EXERCISE TASK: Reproduce only the lines from the one containing "What TikZ code" through the one containing "(m9) at (679,157)", exactly as written and with both ends included.

DATASET:
—————
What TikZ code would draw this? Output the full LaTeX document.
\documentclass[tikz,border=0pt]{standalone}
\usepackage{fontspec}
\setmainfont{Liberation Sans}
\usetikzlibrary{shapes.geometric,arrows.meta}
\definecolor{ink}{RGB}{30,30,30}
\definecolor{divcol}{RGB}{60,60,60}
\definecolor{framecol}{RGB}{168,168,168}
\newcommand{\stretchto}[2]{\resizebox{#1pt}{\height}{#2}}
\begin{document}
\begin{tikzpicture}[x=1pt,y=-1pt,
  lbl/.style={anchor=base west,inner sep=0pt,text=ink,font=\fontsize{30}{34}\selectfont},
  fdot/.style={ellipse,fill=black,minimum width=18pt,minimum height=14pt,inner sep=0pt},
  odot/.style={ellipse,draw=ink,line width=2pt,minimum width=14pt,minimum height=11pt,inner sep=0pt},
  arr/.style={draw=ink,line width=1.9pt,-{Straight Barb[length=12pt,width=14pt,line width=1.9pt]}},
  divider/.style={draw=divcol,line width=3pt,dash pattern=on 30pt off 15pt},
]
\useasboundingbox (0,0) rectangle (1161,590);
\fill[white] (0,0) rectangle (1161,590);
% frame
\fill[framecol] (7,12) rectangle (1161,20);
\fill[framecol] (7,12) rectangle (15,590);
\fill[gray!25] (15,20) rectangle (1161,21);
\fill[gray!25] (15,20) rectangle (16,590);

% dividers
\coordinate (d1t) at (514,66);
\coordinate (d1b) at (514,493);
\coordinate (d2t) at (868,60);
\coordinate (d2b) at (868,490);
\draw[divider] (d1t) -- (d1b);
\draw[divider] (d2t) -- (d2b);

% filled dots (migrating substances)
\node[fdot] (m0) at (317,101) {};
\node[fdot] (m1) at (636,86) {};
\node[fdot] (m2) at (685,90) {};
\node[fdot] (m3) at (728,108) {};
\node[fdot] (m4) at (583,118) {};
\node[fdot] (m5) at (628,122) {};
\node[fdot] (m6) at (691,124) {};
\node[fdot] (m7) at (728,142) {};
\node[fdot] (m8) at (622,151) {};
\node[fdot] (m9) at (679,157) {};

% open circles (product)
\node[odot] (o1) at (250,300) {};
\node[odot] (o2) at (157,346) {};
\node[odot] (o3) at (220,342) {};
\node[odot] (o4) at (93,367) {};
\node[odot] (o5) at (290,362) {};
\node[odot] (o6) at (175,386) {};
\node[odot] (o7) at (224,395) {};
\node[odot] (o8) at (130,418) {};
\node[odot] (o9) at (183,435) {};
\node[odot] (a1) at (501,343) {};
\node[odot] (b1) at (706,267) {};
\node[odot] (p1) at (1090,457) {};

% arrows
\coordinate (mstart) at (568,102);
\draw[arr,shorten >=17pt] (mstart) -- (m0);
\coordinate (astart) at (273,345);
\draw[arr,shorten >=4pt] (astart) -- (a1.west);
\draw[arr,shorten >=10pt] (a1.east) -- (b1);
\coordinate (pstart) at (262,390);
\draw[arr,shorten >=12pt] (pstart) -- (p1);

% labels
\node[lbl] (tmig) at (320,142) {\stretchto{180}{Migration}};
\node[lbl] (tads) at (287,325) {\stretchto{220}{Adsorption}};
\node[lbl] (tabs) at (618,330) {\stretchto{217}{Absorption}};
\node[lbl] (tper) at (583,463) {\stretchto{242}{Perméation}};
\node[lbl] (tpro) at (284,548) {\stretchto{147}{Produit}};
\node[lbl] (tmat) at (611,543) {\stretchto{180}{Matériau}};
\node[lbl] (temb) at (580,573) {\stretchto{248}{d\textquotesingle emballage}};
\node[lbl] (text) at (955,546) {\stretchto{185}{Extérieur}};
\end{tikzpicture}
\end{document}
—————
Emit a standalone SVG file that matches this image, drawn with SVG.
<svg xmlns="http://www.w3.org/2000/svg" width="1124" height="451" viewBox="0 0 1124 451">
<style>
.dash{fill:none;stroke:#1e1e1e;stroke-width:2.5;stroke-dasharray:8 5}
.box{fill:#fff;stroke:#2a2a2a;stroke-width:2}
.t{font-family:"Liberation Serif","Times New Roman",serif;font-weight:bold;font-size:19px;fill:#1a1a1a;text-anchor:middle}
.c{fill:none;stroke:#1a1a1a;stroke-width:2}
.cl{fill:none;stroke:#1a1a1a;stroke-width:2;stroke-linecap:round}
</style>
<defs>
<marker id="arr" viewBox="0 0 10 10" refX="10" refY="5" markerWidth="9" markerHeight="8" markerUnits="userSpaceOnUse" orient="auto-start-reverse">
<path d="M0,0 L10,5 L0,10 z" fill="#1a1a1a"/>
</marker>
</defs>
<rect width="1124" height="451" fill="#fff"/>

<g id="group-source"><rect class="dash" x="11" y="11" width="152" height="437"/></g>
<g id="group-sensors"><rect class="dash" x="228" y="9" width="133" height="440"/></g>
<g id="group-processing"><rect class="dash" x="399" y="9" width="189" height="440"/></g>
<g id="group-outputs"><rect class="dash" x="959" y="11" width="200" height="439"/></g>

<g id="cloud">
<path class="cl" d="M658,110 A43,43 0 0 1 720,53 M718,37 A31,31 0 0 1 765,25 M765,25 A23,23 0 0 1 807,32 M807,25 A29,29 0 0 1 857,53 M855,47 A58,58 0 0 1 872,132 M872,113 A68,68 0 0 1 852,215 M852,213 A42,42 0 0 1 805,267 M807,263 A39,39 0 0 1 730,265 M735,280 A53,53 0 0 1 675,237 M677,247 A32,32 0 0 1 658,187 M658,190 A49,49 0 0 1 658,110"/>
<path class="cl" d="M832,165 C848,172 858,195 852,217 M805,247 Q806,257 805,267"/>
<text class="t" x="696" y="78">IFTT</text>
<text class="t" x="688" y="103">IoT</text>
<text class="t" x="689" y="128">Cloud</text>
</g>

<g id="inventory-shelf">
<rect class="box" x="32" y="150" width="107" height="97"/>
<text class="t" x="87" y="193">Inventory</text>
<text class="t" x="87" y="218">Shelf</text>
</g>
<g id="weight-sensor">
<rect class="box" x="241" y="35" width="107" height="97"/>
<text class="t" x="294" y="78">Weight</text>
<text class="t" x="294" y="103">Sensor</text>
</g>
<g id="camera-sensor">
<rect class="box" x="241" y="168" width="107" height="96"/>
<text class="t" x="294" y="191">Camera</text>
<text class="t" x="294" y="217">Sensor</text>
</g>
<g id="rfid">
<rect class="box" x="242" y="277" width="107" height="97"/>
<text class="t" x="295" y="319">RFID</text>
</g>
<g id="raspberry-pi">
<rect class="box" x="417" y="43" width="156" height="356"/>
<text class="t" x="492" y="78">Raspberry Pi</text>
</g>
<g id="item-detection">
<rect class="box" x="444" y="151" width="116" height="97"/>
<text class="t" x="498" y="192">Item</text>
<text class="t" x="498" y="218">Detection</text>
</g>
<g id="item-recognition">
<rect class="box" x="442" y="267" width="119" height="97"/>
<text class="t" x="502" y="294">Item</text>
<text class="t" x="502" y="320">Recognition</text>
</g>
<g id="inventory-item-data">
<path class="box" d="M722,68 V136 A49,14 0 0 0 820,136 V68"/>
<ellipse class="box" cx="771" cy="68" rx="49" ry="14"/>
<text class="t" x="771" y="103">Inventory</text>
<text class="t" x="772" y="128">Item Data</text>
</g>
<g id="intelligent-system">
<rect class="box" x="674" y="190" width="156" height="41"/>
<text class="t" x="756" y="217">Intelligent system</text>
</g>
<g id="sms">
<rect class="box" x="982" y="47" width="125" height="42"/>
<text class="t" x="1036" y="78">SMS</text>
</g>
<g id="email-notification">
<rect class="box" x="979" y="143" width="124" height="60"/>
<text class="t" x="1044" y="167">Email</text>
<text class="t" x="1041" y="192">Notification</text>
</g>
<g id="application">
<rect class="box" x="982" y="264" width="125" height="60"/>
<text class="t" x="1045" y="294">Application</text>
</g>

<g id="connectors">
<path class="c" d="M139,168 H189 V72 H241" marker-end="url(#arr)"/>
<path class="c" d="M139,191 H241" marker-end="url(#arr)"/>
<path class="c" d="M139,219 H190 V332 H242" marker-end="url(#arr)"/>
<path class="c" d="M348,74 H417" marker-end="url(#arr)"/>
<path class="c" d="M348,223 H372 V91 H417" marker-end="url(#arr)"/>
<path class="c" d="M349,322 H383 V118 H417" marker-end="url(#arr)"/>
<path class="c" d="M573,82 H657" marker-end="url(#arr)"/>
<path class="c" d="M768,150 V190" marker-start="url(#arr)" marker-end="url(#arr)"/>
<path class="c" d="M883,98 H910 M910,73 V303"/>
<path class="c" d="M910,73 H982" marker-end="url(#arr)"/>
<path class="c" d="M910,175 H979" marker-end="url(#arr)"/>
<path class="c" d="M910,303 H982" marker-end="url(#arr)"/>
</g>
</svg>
—————
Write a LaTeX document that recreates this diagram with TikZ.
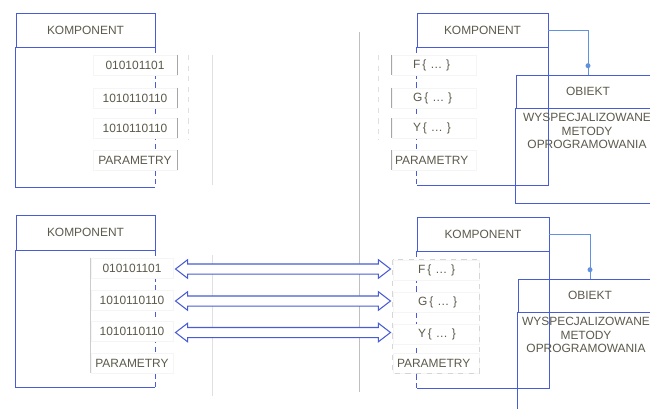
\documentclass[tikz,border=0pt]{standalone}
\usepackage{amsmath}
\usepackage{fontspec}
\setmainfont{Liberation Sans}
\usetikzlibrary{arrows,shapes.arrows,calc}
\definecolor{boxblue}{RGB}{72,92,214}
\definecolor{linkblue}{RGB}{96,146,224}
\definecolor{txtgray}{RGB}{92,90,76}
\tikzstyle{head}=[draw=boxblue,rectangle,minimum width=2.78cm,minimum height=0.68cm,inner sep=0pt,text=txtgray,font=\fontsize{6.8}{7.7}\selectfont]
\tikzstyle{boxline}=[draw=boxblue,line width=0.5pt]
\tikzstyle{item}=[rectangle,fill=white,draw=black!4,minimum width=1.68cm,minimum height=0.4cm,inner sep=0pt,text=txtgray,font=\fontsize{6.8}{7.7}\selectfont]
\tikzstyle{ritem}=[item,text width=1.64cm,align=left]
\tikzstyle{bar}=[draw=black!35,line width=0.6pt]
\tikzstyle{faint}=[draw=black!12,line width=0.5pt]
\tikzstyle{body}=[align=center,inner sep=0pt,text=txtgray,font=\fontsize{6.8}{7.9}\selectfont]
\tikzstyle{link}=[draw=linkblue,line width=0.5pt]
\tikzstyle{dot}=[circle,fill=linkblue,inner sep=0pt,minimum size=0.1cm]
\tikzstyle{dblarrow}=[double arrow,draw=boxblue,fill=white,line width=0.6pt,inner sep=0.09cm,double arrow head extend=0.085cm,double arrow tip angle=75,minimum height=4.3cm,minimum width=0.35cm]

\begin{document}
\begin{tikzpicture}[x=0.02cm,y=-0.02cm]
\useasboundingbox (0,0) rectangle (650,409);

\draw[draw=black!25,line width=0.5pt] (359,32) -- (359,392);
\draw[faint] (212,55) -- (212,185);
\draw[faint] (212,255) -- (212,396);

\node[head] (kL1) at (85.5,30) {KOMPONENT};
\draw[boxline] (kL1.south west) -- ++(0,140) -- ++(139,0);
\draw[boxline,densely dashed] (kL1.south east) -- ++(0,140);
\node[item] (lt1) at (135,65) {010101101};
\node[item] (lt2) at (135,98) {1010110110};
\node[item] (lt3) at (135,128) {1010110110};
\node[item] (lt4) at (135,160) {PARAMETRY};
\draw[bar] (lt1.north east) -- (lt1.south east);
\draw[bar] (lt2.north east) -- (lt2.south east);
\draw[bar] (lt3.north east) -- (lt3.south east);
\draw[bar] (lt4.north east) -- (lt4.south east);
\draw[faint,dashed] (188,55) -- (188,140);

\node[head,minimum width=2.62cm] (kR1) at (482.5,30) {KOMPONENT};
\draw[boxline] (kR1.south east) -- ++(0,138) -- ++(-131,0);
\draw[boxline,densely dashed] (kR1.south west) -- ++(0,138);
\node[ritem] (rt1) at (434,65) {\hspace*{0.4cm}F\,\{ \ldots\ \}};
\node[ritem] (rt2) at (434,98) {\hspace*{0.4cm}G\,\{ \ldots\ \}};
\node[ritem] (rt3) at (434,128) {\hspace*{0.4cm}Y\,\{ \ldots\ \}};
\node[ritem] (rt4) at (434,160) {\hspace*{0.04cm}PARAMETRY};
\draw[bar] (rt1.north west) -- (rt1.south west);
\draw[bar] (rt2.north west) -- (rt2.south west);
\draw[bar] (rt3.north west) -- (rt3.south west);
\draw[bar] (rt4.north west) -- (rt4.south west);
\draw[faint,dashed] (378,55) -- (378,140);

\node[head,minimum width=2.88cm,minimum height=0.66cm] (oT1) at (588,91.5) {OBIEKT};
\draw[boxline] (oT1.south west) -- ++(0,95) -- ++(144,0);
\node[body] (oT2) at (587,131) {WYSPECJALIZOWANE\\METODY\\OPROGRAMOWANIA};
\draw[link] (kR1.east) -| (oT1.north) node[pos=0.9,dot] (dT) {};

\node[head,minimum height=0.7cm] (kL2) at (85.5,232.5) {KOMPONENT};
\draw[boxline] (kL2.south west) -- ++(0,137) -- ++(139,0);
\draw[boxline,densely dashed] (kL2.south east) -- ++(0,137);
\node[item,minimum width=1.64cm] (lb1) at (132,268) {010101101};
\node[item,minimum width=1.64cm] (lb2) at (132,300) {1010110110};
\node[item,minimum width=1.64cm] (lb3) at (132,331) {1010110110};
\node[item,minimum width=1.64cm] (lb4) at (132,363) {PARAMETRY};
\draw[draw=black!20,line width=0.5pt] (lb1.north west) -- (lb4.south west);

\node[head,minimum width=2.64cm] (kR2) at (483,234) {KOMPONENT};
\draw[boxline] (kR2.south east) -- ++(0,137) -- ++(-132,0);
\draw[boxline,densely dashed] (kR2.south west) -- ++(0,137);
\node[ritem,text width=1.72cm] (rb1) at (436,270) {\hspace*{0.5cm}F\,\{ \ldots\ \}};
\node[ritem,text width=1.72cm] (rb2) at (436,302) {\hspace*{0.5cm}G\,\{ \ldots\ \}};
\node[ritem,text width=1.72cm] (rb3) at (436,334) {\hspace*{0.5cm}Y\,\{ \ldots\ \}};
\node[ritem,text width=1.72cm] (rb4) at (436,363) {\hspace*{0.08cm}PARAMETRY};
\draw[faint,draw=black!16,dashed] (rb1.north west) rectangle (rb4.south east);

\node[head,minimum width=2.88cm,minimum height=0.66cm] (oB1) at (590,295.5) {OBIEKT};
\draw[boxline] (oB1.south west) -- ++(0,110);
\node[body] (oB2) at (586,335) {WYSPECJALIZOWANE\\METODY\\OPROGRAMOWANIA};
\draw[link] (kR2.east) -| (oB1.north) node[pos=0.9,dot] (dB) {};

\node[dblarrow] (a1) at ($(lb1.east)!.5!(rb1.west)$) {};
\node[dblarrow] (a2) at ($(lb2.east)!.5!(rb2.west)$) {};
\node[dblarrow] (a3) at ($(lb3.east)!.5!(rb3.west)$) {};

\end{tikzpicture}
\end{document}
—————
RIGHT ANSWER:
What TikZ code would draw this? Output the full LaTeX document.
\documentclass[tikz,border=0pt]{standalone}
\usepackage{fontspec}
\setmainfont{Liberation Sans}
\usetikzlibrary{shapes.geometric,arrows.meta}
\definecolor{ink}{RGB}{30,30,30}
\definecolor{divcol}{RGB}{60,60,60}
\definecolor{framecol}{RGB}{168,168,168}
\newcommand{\stretchto}[2]{\resizebox{#1pt}{\height}{#2}}
\begin{document}
\begin{tikzpicture}[x=1pt,y=-1pt,
  lbl/.style={anchor=base west,inner sep=0pt,text=ink,font=\fontsize{30}{34}\selectfont},
  fdot/.style={ellipse,fill=black,minimum width=18pt,minimum height=14pt,inner sep=0pt},
  odot/.style={ellipse,draw=ink,line width=2pt,minimum width=14pt,minimum height=11pt,inner sep=0pt},
  arr/.style={draw=ink,line width=1.9pt,-{Straight Barb[length=12pt,width=14pt,line width=1.9pt]}},
  divider/.style={draw=divcol,line width=3pt,dash pattern=on 30pt off 15pt},
]
\useasboundingbox (0,0) rectangle (1161,590);
\fill[white] (0,0) rectangle (1161,590);
% frame
\fill[framecol] (7,12) rectangle (1161,20);
\fill[framecol] (7,12) rectangle (15,590);
\fill[gray!25] (15,20) rectangle (1161,21);
\fill[gray!25] (15,20) rectangle (16,590);

% dividers
\coordinate (d1t) at (514,66);
\coordinate (d1b) at (514,493);
\coordinate (d2t) at (868,60);
\coordinate (d2b) at (868,490);
\draw[divider] (d1t) -- (d1b);
\draw[divider] (d2t) -- (d2b);

% filled dots (migrating substances)
\node[fdot] (m0) at (317,101) {};
\node[fdot] (m1) at (636,86) {};
\node[fdot] (m2) at (685,90) {};
\node[fdot] (m3) at (728,108) {};
\node[fdot] (m4) at (583,118) {};
\node[fdot] (m5) at (628,122) {};
\node[fdot] (m6) at (691,124) {};
\node[fdot] (m7) at (728,142) {};
\node[fdot] (m8) at (622,151) {};
\node[fdot] (m9) at (679,157) {};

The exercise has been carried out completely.